What to produce: Search the listing for the string "chart" and copy every line that contains it.

Given material:
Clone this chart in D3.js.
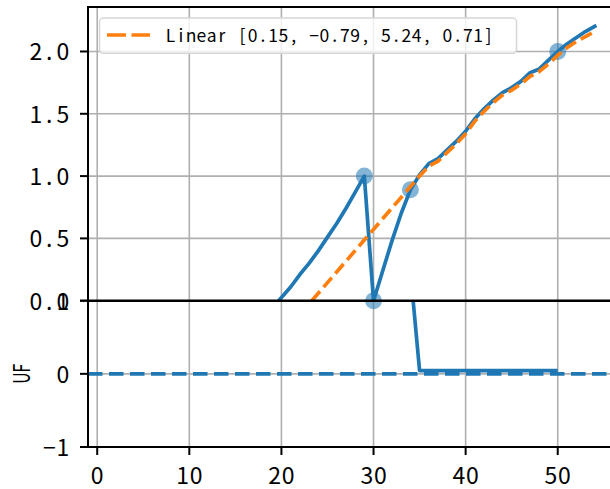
<!DOCTYPE html>
<html><head><meta charset="utf-8">
<script src="https://cdn.jsdelivr.net/npm/d3@7"></script>
<style>html,body{margin:0;padding:0;background:#fff;} svg{display:block;}</style>
</head><body><svg id="chart" width="610" height="489"></svg>
<script>
// ---------- data ----------
const topX = [19.7, 21, 22, 23, 24, 25, 26, 27, 28, 29, 30, 31, 32, 33, 34, 35, 36, 37, 38, 39, 40, 41, 42, 43, 44, 45, 46, 47, 48, 49, 50, 51, 52, 53, 54.2];
const topY = [0, 0.11, 0.21, 0.30, 0.40, 0.51, 0.62, 0.74, 0.87, 1.0, 0.0, 0.24, 0.48, 0.70, 0.89, 1.01, 1.10, 1.14, 1.21, 1.28, 1.36, 1.46, 1.54, 1.61, 1.67, 1.71, 1.76, 1.83, 1.86, 1.93, 2.0, 2.06, 2.11, 2.16, 2.21];
const fitX = [23.3, 35, 36, 37, 38, 39, 40, 41, 42, 43, 44, 45, 46, 47, 48, 49, 50, 51, 52, 53, 54];
const fitY = [0, 1.0, 1.08, 1.12, 1.19, 1.26, 1.34, 1.44, 1.52, 1.59, 1.65, 1.69, 1.74, 1.80, 1.84, 1.90, 1.97, 2.03, 2.08, 2.12, 2.16];
const markerX = [29, 30, 34, 50];
const markerY = [1.0, 0.0, 0.89, 2.0];
const ufX = [34, 35, 36, 37, 38, 39, 40, 41, 42, 43, 44, 45, 46, 47, 48, 49, 50];
const ufY = [1.41, 0.045, 0.045, 0.045, 0.045, 0.045, 0.045, 0.045, 0.045, 0.045, 0.045, 0.045, 0.045, 0.045, 0.045, 0.045, 0.045];
const ufRef = 0;
const xTicks = [0, 10, 20, 30, 40, 50];
const xTickLabels = ["0", "10", "20", "30", "40", "50"];
const topYTicks = [0, 0.5, 1.0, 1.5, 2.0];
const topYTickLabels = ["0.0", "0.5", "1.0", "1.5", "2.0"];
const ufYTicks = [-1, 0, 1];
const ufYTickLabels = ["\u22121", "0", "1"];
const legendLabel = "Linear [0.15, \u22120.79, 5.24, 0.71]";
const yLabel = "UF";

// ---------- layout ----------
const FONT = "'Noto Sans CJK JP', 'Noto Sans', sans-serif";
const L = 88, R = 613, T = 7, MID = 300.7, B = 447;
const BLUE = "#1f77b4", ORANGE = "#ff7f0e", GRID = "#b0b0b0";
const LW = 3.7;

const svg = d3.select("#chart");
const x = d3.scaleLinear().domain([-1, 56]).range([L, R]);
const yTop = d3.scaleLinear().domain([0, 2.357]).range([MID, T]);
const yBot = d3.scaleLinear().domain([-1, 1]).range([B, MID]);

const defs = svg.append("defs");
defs.append("clipPath").attr("id", "clipTop").append("rect")
  .attr("x", L).attr("y", T).attr("width", R - L).attr("height", MID - T);
defs.append("clipPath").attr("id", "clipBot").append("rect")
  .attr("x", L).attr("y", MID).attr("width", R - L).attr("height", B - MID);

// monospace-like text: each glyph centered in its own cell
function cellText(g, str, firstCenter, cell, y, size) {
  const chars = Array.from(str);
  const xs = chars.map((c, i) => (firstCenter + i * cell).toFixed(2));
  return g.append("text")
    .attr("x", xs.join(" ")).attr("y", y)
    .attr("text-anchor", "middle")
    .attr("font-family", FONT).attr("font-size", size)
    .attr("fill", "#000")
    .text(str);
}

// ---------- grid ----------
const grid = svg.append("g").attr("stroke", GRID).attr("stroke-width", 1.6);
xTicks.forEach(v => {
  grid.append("line").attr("x1", x(v)).attr("x2", x(v)).attr("y1", T).attr("y2", B);
});
topYTicks.forEach(v => {
  grid.append("line").attr("x1", L).attr("x2", R).attr("y1", yTop(v)).attr("y2", yTop(v));
});
ufYTicks.forEach(v => {
  grid.append("line").attr("x1", L).attr("x2", R).attr("y1", yBot(v)).attr("y2", yBot(v));
});

// ---------- top axes data ----------
const mk = svg.append("g");
markerX.forEach((v, i) => {
  mk.append("circle").attr("cx", x(v)).attr("cy", yTop(markerY[i])).attr("r", 8.5)
    .attr("fill", BLUE).attr("fill-opacity", 0.55);
});
const lineTop = d3.line().x(d => x(d[0])).y(d => yTop(d[1]));
svg.append("path").attr("clip-path", "url(#clipTop)")
  .attr("d", lineTop(topX.map((v, i) => [v, topY[i]])))
  .attr("fill", "none").attr("stroke", BLUE).attr("stroke-width", LW)
  .attr("stroke-linejoin", "round");
svg.append("path").attr("clip-path", "url(#clipTop)")
  .attr("d", lineTop(fitX.map((v, i) => [v, fitY[i]])))
  .attr("fill", "none").attr("stroke", ORANGE).attr("stroke-width", LW)
  .attr("stroke-dasharray", "12.5,5.5");

// ---------- bottom axes data ----------
svg.append("line").attr("clip-path", "url(#clipBot)")
  .attr("x1", L).attr("x2", R).attr("y1", yBot(ufRef)).attr("y2", yBot(ufRef))
  .attr("stroke", BLUE).attr("stroke-width", LW).attr("stroke-dasharray", "14.5,6.5");
const lineBot = d3.line().x(d => x(d[0])).y(d => yBot(d[1]));
svg.append("path").attr("clip-path", "url(#clipBot)")
  .attr("d", lineBot(ufX.map((v, i) => [v, ufY[i]])))
  .attr("fill", "none").attr("stroke", BLUE).attr("stroke-width", LW)
  .attr("stroke-linejoin", "round");

// ---------- spines & ticks ----------
const ax = svg.append("g").attr("stroke", "#000");
ax.append("line").attr("x1", L).attr("x2", L).attr("y1", T).attr("y2", B).attr("stroke-width", 2);
ax.append("line").attr("x1", L - 1).attr("x2", R + 5).attr("y1", T).attr("y2", T).attr("stroke-width", 2);
ax.append("line").attr("x1", L - 1).attr("x2", R + 5).attr("y1", MID).attr("y2", MID).attr("stroke-width", 2.6);
ax.append("line").attr("x1", L - 1).attr("x2", R + 5).attr("y1", B).attr("y2", B).attr("stroke-width", 2);

const TICK = 8, CELL = 13.5, TICKFS = 23;
const labels = svg.append("g");
topYTicks.forEach((v, i) => {
  const yy = yTop(v);
  ax.append("line").attr("x1", L - TICK).attr("x2", L).attr("y1", yy).attr("y2", yy).attr("stroke-width", 2);
  const s = topYTickLabels[i];
  const n = Array.from(s).length;
  cellText(labels, s, 62.8 - CELL * (n - 1), CELL, yy + 8.8, TICKFS);
});
ufYTicks.forEach((v, i) => {
  const yy = yBot(v);
  ax.append("line").attr("x1", L - TICK).attr("x2", L).attr("y1", yy).attr("y2", yy).attr("stroke-width", 2);
  const s = ufYTickLabels[i];
  const n = Array.from(s).length;
  cellText(labels, s, 62.8 - CELL * (n - 1), CELL, yy + 8.8, TICKFS);
});
xTicks.forEach((v, i) => {
  const xx = x(v);
  ax.append("line").attr("x1", xx).attr("x2", xx).attr("y1", B).attr("y2", B + TICK).attr("stroke-width", 2);
  const s = xTickLabels[i];
  const n = Array.from(s).length;
  cellText(labels, s, xx - CELL * (n - 1) / 2, CELL, 483.5, TICKFS);
});

// y label
labels.append("text")
  .attr("transform", `translate(29.5, ${(MID + B) / 2}) rotate(-90)`)
  .attr("text-anchor", "middle")
  .attr("font-family", FONT).attr("font-size", 23)
  .attr("textLength", 20).attr("lengthAdjust", "spacingAndGlyphs")
  .text(yLabel);

// ---------- legend ----------
const lg = svg.append("g");
lg.append("rect").attr("x", 99.5).attr("y", 18).attr("width", 417).attr("height", 35.3)
  .attr("rx", 4).attr("fill", "#fff").attr("fill-opacity", 0.8)
  .attr("stroke", "#d6d6d6").attr("stroke-width", 1.5);
lg.append("line").attr("x1", 107).attr("x2", 150).attr("y1", 35).attr("y2", 35)
  .attr("stroke", ORANGE).attr("stroke-width", LW).attr("stroke-dasharray", "19,5.5");
cellText(lg, legendLabel, 165.5 + 10.25 / 2, 10.25, 42, 17.5);
</script>
</body></html>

Result for this exercise:
Clone this chart in D3.js.
</head><body><svg id="chart" width="610" height="489"></svg>
const svg = d3.select("#chart");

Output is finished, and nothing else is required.